**Work instructions**
Sort through the entries below and pull out lines containing the word "this".

--- Begin The input ---

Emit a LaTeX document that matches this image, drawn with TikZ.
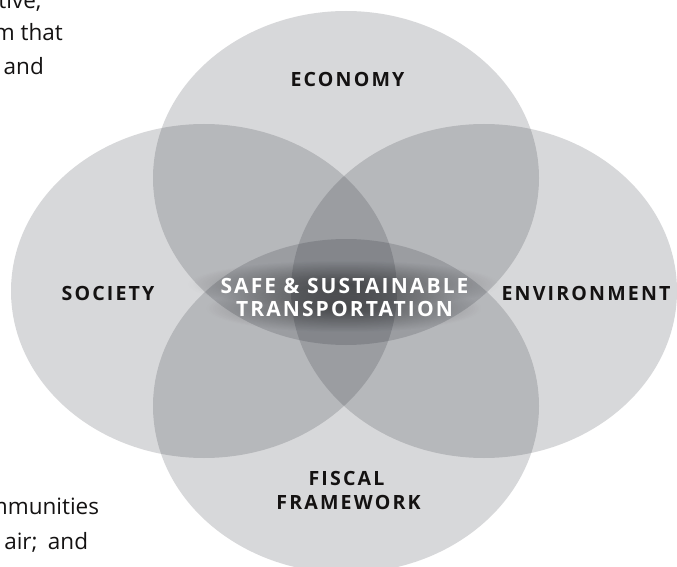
\documentclass[tikz,border=0pt]{standalone}
\usepackage{fontspec}
\setmainfont{Open Sans}
\newfontfamily\lblfont[LetterSpace=11]{Open Sans}
\newfontfamily\ctrfont[LetterSpace=10]{Open Sans}
\usetikzlibrary{shapes.geometric,fadings}
\tikzfading[name=softglow, inner color=transparent!15, outer color=transparent!100]
\definecolor{vennfill}{RGB}{20,25,35}
\definecolor{lbl}{RGB}{20,18,18}
\begin{document}
\begin{tikzpicture}[x=1pt,y=-1pt,
  venn/.style={ellipse, minimum width=386pt, minimum height=334pt, inner sep=0pt,
    fill=vennfill, fill opacity=0.17},
  lab/.style={font=\lblfont\bfseries\fontsize{19.6}{24}\selectfont, text=lbl, anchor=base, inner sep=0pt},
  ctr/.style={font=\ctrfont\bfseries\fontsize{21}{23.4}\selectfont, text=white, anchor=base, inner sep=0pt},
  halo/.style={fill=black, fill opacity=0.55, path fading=softglow},
  body/.style={font=\fontsize{22.5}{33}\selectfont, text=lbl, anchor=base east, inner sep=0pt}]
\useasboundingbox (0,0) rectangle (677,567);
% four overlapping ellipses
\node[venn] (econ) at (346,178) {};
\node[venn] (soc)  at (204,291) {};
\node[venn] (env)  at (484,291) {};
\node[venn] (fisc) at (346,406) {};
% labels
\node[lab] (leco) at (347.5,86.7) {ECONOMY};
\node[lab] (lsoc) at (108,300.7) {SOCIETY};
\node[lab] (lenv) at (586,300.7) {ENVIRONMENT};
\node[lab] (lfi1) at (346.5,485) {FISCAL};
\node[lab] (lfi2) at (348.5,509.3) {FRAMEWORK};
% soft dark glow behind centre text
\fill[halo] (188,260) rectangle (499,308);
\fill[halo] (206,284) rectangle (481,332);
\node[ctr] (c1) at (344.5,293.3) {SAFE \& SUSTAINABLE};
\node[ctr] (c2) at (344.5,316.7) {TRANSPORTATION};
% cropped body text fragments
\node[body] (t1) at (41.7,8.3) {tive,};
\node[body] (t2) at (63,40.7) {m that};
\node[body] (t3) at (44,74.5) {and};
\node[body] (t4) at (99.3,514) {mmunities};
\node[body] (t5) at (88.3,549) {air;\hspace{0.2em} and};
\end{tikzpicture}
\end{document}
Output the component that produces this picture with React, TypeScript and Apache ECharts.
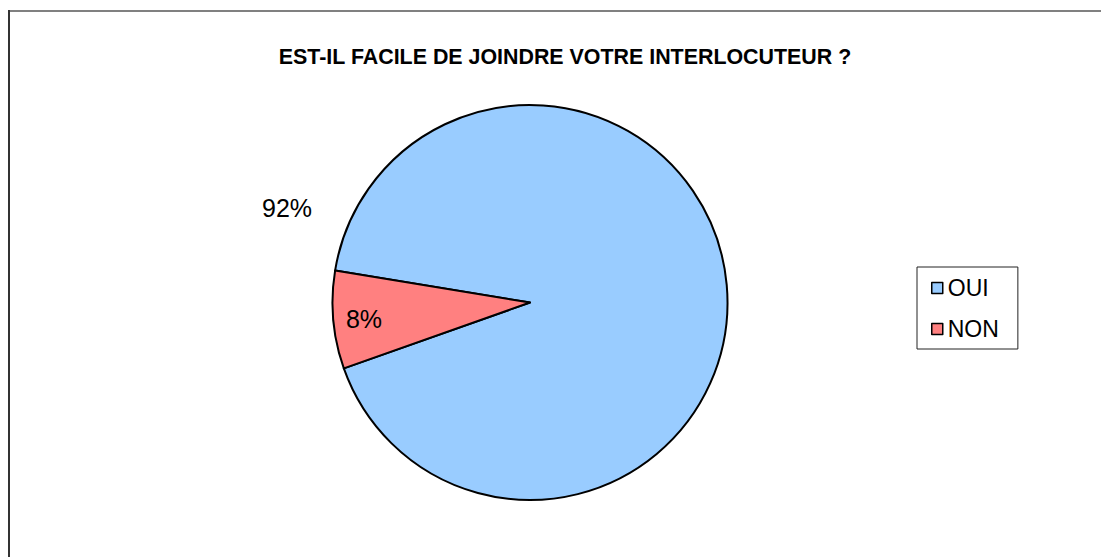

--- End The input ---

**Completed task**
Emit a LaTeX document that matches this image, drawn with TikZ.
Output the component that produces this picture with React, TypeScript and Apache ECharts.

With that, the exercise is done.